Source excerpt.

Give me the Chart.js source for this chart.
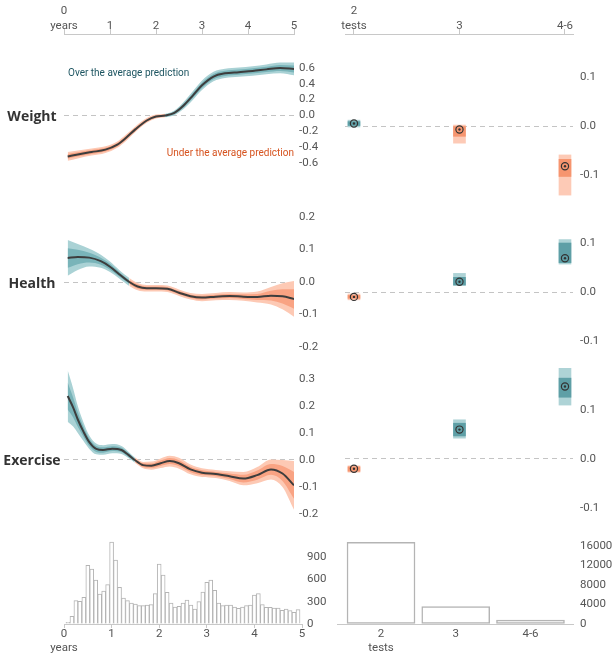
<!DOCTYPE html>
<html>
<head>
<meta charset="utf-8">
<script src="https://cdn.jsdelivr.net/npm/chart.js@4.4.1/dist/chart.umd.min.js"></script>
<style>
  body { margin: 0; background: #fff; }
  #wrap { position: relative; width: 615px; height: 662px; overflow: hidden; }
  #wrap canvas { position: absolute; }
  .row { position: absolute; left: 0; width: 64px; text-align: center; font: bold 14px "Open Sans", sans-serif; color: #333; transform: translateY(-50%); }
  .note { position: absolute; font: 10px Roboto, sans-serif; transform: translateY(-50%); white-space: nowrap; }
</style>
</head>
<body>
<div id="wrap">
  <canvas id="weightTrend" width="330" height="190" style="left:0;top:0"></canvas>
  <canvas id="healthTrend" width="330" height="170" style="left:0;top:190px"></canvas>
  <canvas id="exerciseTrend" width="330" height="170" style="left:0;top:360px"></canvas>
  <canvas id="ageHist" width="330" height="126" style="left:0;top:536px"></canvas>
  <canvas id="weightTests" width="295" height="200" style="left:320px;top:0"></canvas>
  <canvas id="healthTests" width="295" height="160" style="left:320px;top:200px"></canvas>
  <canvas id="exerciseTests" width="295" height="170" style="left:320px;top:360px"></canvas>
  <canvas id="testsHist" width="295" height="126" style="left:320px;top:536px"></canvas>

  <div class="row" style="top:115px">Weight</div>
  <div class="row" style="top:282px">Health</div>
  <div class="row" style="top:459px">Exercise</div>
  <div class="note" style="left:68px;top:72px;color:#1d5561">Over the average prediction</div>
  <div class="note" style="right:321px;top:152px;color:#d6531f">Under the average prediction</div>
</div>
<script>
// axis ticks
const yearTicks = [0, 1, 2, 3, 4, 5];
const testLabels = ['2', '3', '4-6'];
const weightTicks = [-0.6, -0.4, -0.2, 0, 0.2, 0.4, 0.6];
const healthTicks = [-0.2, -0.1, 0, 0.1, 0.2];
const exerciseTicks = [-0.2, -0.1, 0, 0.1, 0.2, 0.3];
const testTicks = [-0.1, 0, 0.1];
const ageCountTicks = [0, 300, 600, 900];
const testCountTicks = [0, 4000, 8000, 12000, 16000];

// effect of age (years), mean and half widths of the two bands
const weightAge = [0.08, 0.3, 0.6, 0.9, 1.15, 1.35, 1.55, 1.8, 2.0, 2.2, 2.4, 2.6, 2.8, 3.0, 3.25, 3.5, 3.8, 4.1, 4.4, 4.7, 5.0];
const weightMean = [-0.515, -0.49, -0.46, -0.43, -0.37, -0.28, -0.175, -0.063, -0.013, 0, 0.033, 0.125, 0.25, 0.38, 0.49, 0.53, 0.545, 0.56, 0.58, 0.598, 0.585];
const weightOuter = [0.055, 0.05, 0.045, 0.042, 0.04, 0.04, 0.036, 0.03, 0.025, 0.022, 0.03, 0.045, 0.055, 0.06, 0.06, 0.058, 0.058, 0.06, 0.062, 0.068, 0.08];
const weightInner = [0.03, 0.027, 0.025, 0.023, 0.022, 0.022, 0.02, 0.017, 0.014, 0.012, 0.016, 0.025, 0.03, 0.033, 0.033, 0.032, 0.032, 0.033, 0.034, 0.037, 0.044];

const healthAge = [0.08, 0.3, 0.55, 0.8, 1.0, 1.2, 1.42, 1.6, 1.8, 2.0, 2.25, 2.5, 2.75, 3.0, 3.3, 3.6, 3.9, 4.2, 4.5, 4.75, 5.0];
const healthMean = [0.074, 0.077, 0.075, 0.064, 0.047, 0.024, 0, -0.014, -0.019, -0.019, -0.021, -0.033, -0.044, -0.048, -0.045, -0.043, -0.045, -0.046, -0.042, -0.044, -0.052];
const healthOuter = [0.055, 0.04, 0.027, 0.02, 0.016, 0.013, 0.012, 0.011, 0.01, 0.01, 0.01, 0.01, 0.01, 0.011, 0.011, 0.012, 0.013, 0.017, 0.027, 0.04, 0.055];
const healthInner = [0.03, 0.022, 0.015, 0.011, 0.009, 0.007, 0.006, 0.006, 0.005, 0.005, 0.005, 0.005, 0.005, 0.006, 0.006, 0.006, 0.007, 0.009, 0.015, 0.022, 0.03];

const exerciseAge = [0.08, 0.2, 0.3, 0.42, 0.55, 0.7, 0.85, 1.05, 1.25, 1.4, 1.54, 1.72, 1.9, 2.1, 2.3, 2.5, 2.75, 3.0, 3.3, 3.6, 3.9, 4.2, 4.5, 4.75, 5.0];
const exerciseMean = [0.237, 0.194, 0.15, 0.106, 0.066, 0.041, 0.037, 0.042, 0.037, 0.019, 0, -0.019, -0.021, -0.012, -0.004, -0.012, -0.035, -0.047, -0.052, -0.06, -0.069, -0.056, -0.035, -0.05, -0.094];
const exerciseOuter = [0.095, 0.07, 0.05, 0.035, 0.025, 0.02, 0.018, 0.017, 0.015, 0.012, 0.01, 0.012, 0.015, 0.018, 0.02, 0.02, 0.018, 0.016, 0.015, 0.018, 0.025, 0.03, 0.037, 0.05, 0.09];
const exerciseInner = [0.05, 0.037, 0.027, 0.019, 0.014, 0.011, 0.01, 0.009, 0.008, 0.007, 0.006, 0.007, 0.008, 0.01, 0.011, 0.011, 0.01, 0.009, 0.008, 0.01, 0.014, 0.017, 0.02, 0.028, 0.05];

// effect of number of tests: estimate, inner and outer intervals
const weightTestMean = [0.005, -0.007, -0.082];
const weightTestInner = [[0.001, 0.009], [-0.021, 0.0], [-0.103, -0.068]];
const weightTestOuter = [[-0.002, 0.012], [-0.035, 0.002], [-0.141, -0.059]];
const healthTestMean = [-0.01, 0.021, 0.069];
const healthTestInner = [[-0.013, -0.007], [0.014, 0.03], [0.06, 0.1]];
const healthTestOuter = [[-0.016, -0.004], [0.014, 0.038], [0.057, 0.107]];
const exerciseTestMean = [-0.02, 0.06, 0.148];
const exerciseTestInner = [[-0.025, -0.016], [0.047, 0.073], [0.126, 0.165]];
const exerciseTestOuter = [[-0.027, -0.014], [0.0425, 0.08], [0.11, 0.185]];

// counts: monthly age bins (months 1..59) and tests per child
const ageCounts = [22, 103, 314, 305, 358, 788, 739, 591, 403, 444, 529, 1102, 860, 493, 349, 314, 282, 269, 246, 246, 255, 260, 408, 806, 659, 426, 282, 228, 237, 282, 323, 255, 202, 300, 430, 560, 591, 452, 282, 246, 255, 255, 228, 211, 228, 246, 255, 390, 408, 260, 224, 224, 215, 215, 184, 202, 179, 157, 193];
const testCounts = [16760, 3550, 820];

const TEAL_OUT = '#aad2d5', TEAL_IN = '#79b4b9';
const ORANGE_OUT = '#fdc9b4', ORANGE_IN = '#f9a383';
const TEAL_BOX_OUT = '#aed3d6', TEAL_BOX_IN = '#5e9fa6';
const ORANGE_BOX_OUT = '#fdcab6', ORANGE_BOX_IN = '#f6956f';
const AXIS = '#c8c8c8';
const BAR_EDGE = '#b4b4b4';
const tickFont = { family: 'Roboto', size: 11.5, lineHeight: 1.25 };

Chart.defaults.font.family = 'Roboto, sans-serif';
Chart.defaults.color = '#555';
Chart.defaults.animation = false;
Chart.defaults.responsive = false;
Chart.defaults.layout.autoPadding = false;
Chart.defaults.plugins.legend.display = false;
Chart.defaults.plugins.tooltip.enabled = false;

const fixedTicks = list => s => { s.ticks = list.map(v => ({ value: v })); };
const yearLabel = v => v === 0 ? ['0', 'years'] : String(v);
const testLabel = v => v === 0 ? [testLabels[0], 'tests'] : testLabels[v];

// keep chart areas exactly where the layout puts them
const noPad = s => { s.paddingTop = 0; s.paddingBottom = 0; s.paddingLeft = 0; s.paddingRight = 0; };

function topAxis(min, max, values, label) {
  return {
    type: 'linear', position: 'top', min, max, offset: false,
    afterBuildTicks: fixedTicks(values),
    afterFit: s => { s.height = 34; noPad(s); },
    grid: { drawOnChartArea: false, tickLength: 5, color: AXIS, offset: false },
    border: { color: AXIS },
    ticks: { padding: -4, font: tickFont, maxRotation: 0, autoSkip: false, callback: label }
  };
}

function bottomAxis(min, max, values, label, tickLen) {
  return {
    type: 'linear', position: 'bottom', min, max, offset: false,
    afterBuildTicks: fixedTicks(values),
    afterFit: s => { s.height = 38; noPad(s); },
    grid: { drawOnChartArea: false, drawTicks: tickLen > 0, tickLength: tickLen, color: AXIS, offset: false },
    border: { color: AXIS },
    ticks: { padding: tickLen > 0 ? -1 : 3, font: tickFont, maxRotation: 0, autoSkip: false, callback: label }
  };
}

const hiddenX = (min, max) => ({ type: 'linear', min, max, display: false, offset: false });

function valueAxis(min, max, list, width, pad, fmt) {
  return {
    position: 'right', min, max,
    afterBuildTicks: fixedTicks(list),
    afterFit: s => { s.width = width; noPad(s); },
    grid: { drawTicks: false, lineWidth: 1, color: c => (fmt && c.tick && c.tick.value === 0) ? '#c4c4c4' : 'rgba(0,0,0,0)' },
    border: { display: false, dash: [5, 4] },
    ticks: { padding: pad, font: tickFont, callback: fmt || (v => String(v)) }
  };
}
const oneDecimal = v => v.toFixed(1);

function trendChart(id, age, mean, inner, outer, yMin, yMax, list, withTop) {
  const shifted = (w, s) => age.map((t, i) => ({ x: t, y: mean[i] + s * w[i] }));
  const bySign = (pos, neg) => c => (mean[c.p0DataIndex] + mean[c.p1DataIndex] > 0 ? pos : neg);
  const edge = { borderWidth: 0, pointRadius: 0, cubicInterpolationMode: 'monotone' };
  new Chart(document.getElementById(id), {
    type: 'line',
    data: {
      datasets: [
        { ...edge, data: shifted(outer, 1), fill: false, order: 3 },
        { ...edge, data: shifted(outer, -1), fill: 0, backgroundColor: TEAL_OUT,
          segment: { backgroundColor: bySign(TEAL_OUT, ORANGE_OUT) }, order: 2 },
        { ...edge, data: shifted(inner, 1), fill: false, order: 3 },
        { ...edge, data: shifted(inner, -1), fill: 2, backgroundColor: TEAL_IN,
          segment: { backgroundColor: bySign(TEAL_IN, ORANGE_IN) }, order: 1 },
        { data: age.map((t, i) => ({ x: t, y: mean[i] })), borderColor: '#3d3d3d', borderWidth: 2,
          pointRadius: 0, fill: false, cubicInterpolationMode: 'monotone', order: 0 }
      ]
    },
    options: {
      layout: { padding: { left: 64 } },
      scales: {
        x: withTop ? topAxis(0, 5, yearTicks, yearLabel) : hiddenX(0, 5),
        y: valueAxis(yMin, yMax, list, 36, 5, oneDecimal)
      }
    }
  });
}

function testChart(id, mean, inner, outer, yMin, yMax, withTop) {
  const up = mean.map(m => m > 0);
  const box = (ranges, posC, negC) => ({
    type: 'bar', grouped: false, barThickness: 12, borderWidth: 0,
    data: ranges.map((r, i) => ({ x: i, y: r })),
    backgroundColor: up.map(p => p ? posC : negC)
  });
  const pts = mean.map((m, i) => ({ x: i, y: m }));
  new Chart(document.getElementById(id), {
    type: 'bar',
    data: {
      datasets: [
        { ...box(outer, TEAL_BOX_OUT, ORANGE_BOX_OUT), order: 3 },
        { ...box(inner, TEAL_BOX_IN, ORANGE_BOX_IN), order: 2 },
        { type: 'scatter', data: pts, pointRadius: 3.6, pointBorderWidth: 1.2, pointBorderColor: '#333',
          pointBackgroundColor: 'rgba(0,0,0,0)', order: 1 },
        { type: 'scatter', data: pts, pointRadius: 1.2, pointBorderWidth: 0, pointBackgroundColor: '#333', order: 0 }
      ]
    },
    options: {
      layout: { padding: { left: 25 } },
      scales: {
        x: withTop ? topAxis(-0.085, 2.076, [0, 1, 2], testLabel) : hiddenX(-0.085, 2.076),
        y: valueAxis(yMin, yMax, testTicks, 42, 7, oneDecimal)
      }
    }
  });
}

trendChart('weightTrend', weightAge, weightMean, weightInner, weightOuter, -0.9375, 1.025, weightTicks, true);
trendChart('healthTrend', healthAge, healthMean, healthInner, healthOuter, -0.24, 0.2831, healthTicks, false);
trendChart('exerciseTrend', exerciseAge, exerciseMean, exerciseInner, exerciseOuter, -0.2593, 0.3704, exerciseTicks, false);

testChart('weightTests', weightTestMean, weightTestInner, weightTestOuter, -0.151, 0.1878, true);
testChart('healthTests', healthTestMean, healthTestInner, healthTestOuter, -0.1388, 0.1878, false);
testChart('exerciseTests', exerciseTestMean, exerciseTestInner, exerciseTestOuter, -0.1449, 0.202, false);

new Chart(document.getElementById('ageHist'), {
  type: 'bar',
  data: {
    datasets: [{
      data: ageCounts.map((c, i) => ({ x: (i + 1) / 12, y: c })),
      backgroundColor: '#fff', borderColor: BAR_EDGE, borderWidth: 1,
      barPercentage: 1, categoryPercentage: 1
    }]
  },
  options: {
    layout: { padding: { left: 64 } },
    scales: {
      x: bottomAxis(0, 5, yearTicks, yearLabel, 4),
      y: valueAxis(0, 1183, ageCountTicks, 28, 5, null)
    }
  }
});

new Chart(document.getElementById('testsHist'), {
  type: 'bar',
  data: {
    datasets: [{
      data: testCounts.map((c, i) => ({ x: i, y: c })),
      backgroundColor: '#fff', borderColor: BAR_EDGE, borderWidth: 1.5, borderSkipped: false,
      barThickness: 68
    }]
  },
  options: {
    layout: { padding: { left: 17 } },
    scales: {
      x: bottomAxis(-0.589, 2.569, [0, 1, 2], testLabel, 0),
      y: valueAxis(0, 18050, testCountTicks, 42, 7, null)
    }
  }
});
</script>
</body>
</html>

To be done. Transcribe the opening line of the listing above, please, and every line after it through the line with "const testCountTicks = [0, 4000, 8000, 12000, 16000];", word for word, without pictures.

Result of the exercise.
Give me the Chart.js source for this chart.
<!DOCTYPE html>
<html>
<head>
<meta charset="utf-8">
<script src="https://cdn.jsdelivr.net/npm/chart.js@4.4.1/dist/chart.umd.min.js"></script>
<style>
  body { margin: 0; background: #fff; }
  #wrap { position: relative; width: 615px; height: 662px; overflow: hidden; }
  #wrap canvas { position: absolute; }
  .row { position: absolute; left: 0; width: 64px; text-align: center; font: bold 14px "Open Sans", sans-serif; color: #333; transform: translateY(-50%); }
  .note { position: absolute; font: 10px Roboto, sans-serif; transform: translateY(-50%); white-space: nowrap; }
</style>
</head>
<body>
<div id="wrap">
  <canvas id="weightTrend" width="330" height="190" style="left:0;top:0"></canvas>
  <canvas id="healthTrend" width="330" height="170" style="left:0;top:190px"></canvas>
  <canvas id="exerciseTrend" width="330" height="170" style="left:0;top:360px"></canvas>
  <canvas id="ageHist" width="330" height="126" style="left:0;top:536px"></canvas>
  <canvas id="weightTests" width="295" height="200" style="left:320px;top:0"></canvas>
  <canvas id="healthTests" width="295" height="160" style="left:320px;top:200px"></canvas>
  <canvas id="exerciseTests" width="295" height="170" style="left:320px;top:360px"></canvas>
  <canvas id="testsHist" width="295" height="126" style="left:320px;top:536px"></canvas>

  <div class="row" style="top:115px">Weight</div>
  <div class="row" style="top:282px">Health</div>
  <div class="row" style="top:459px">Exercise</div>
  <div class="note" style="left:68px;top:72px;color:#1d5561">Over the average prediction</div>
  <div class="note" style="right:321px;top:152px;color:#d6531f">Under the average prediction</div>
</div>
<script>
// axis ticks
const yearTicks = [0, 1, 2, 3, 4, 5];
const testLabels = ['2', '3', '4-6'];
const weightTicks = [-0.6, -0.4, -0.2, 0, 0.2, 0.4, 0.6];
const healthTicks = [-0.2, -0.1, 0, 0.1, 0.2];
const exerciseTicks = [-0.2, -0.1, 0, 0.1, 0.2, 0.3];
const testTicks = [-0.1, 0, 0.1];
const ageCountTicks = [0, 300, 600, 900];
const testCountTicks = [0, 4000, 8000, 12000, 16000];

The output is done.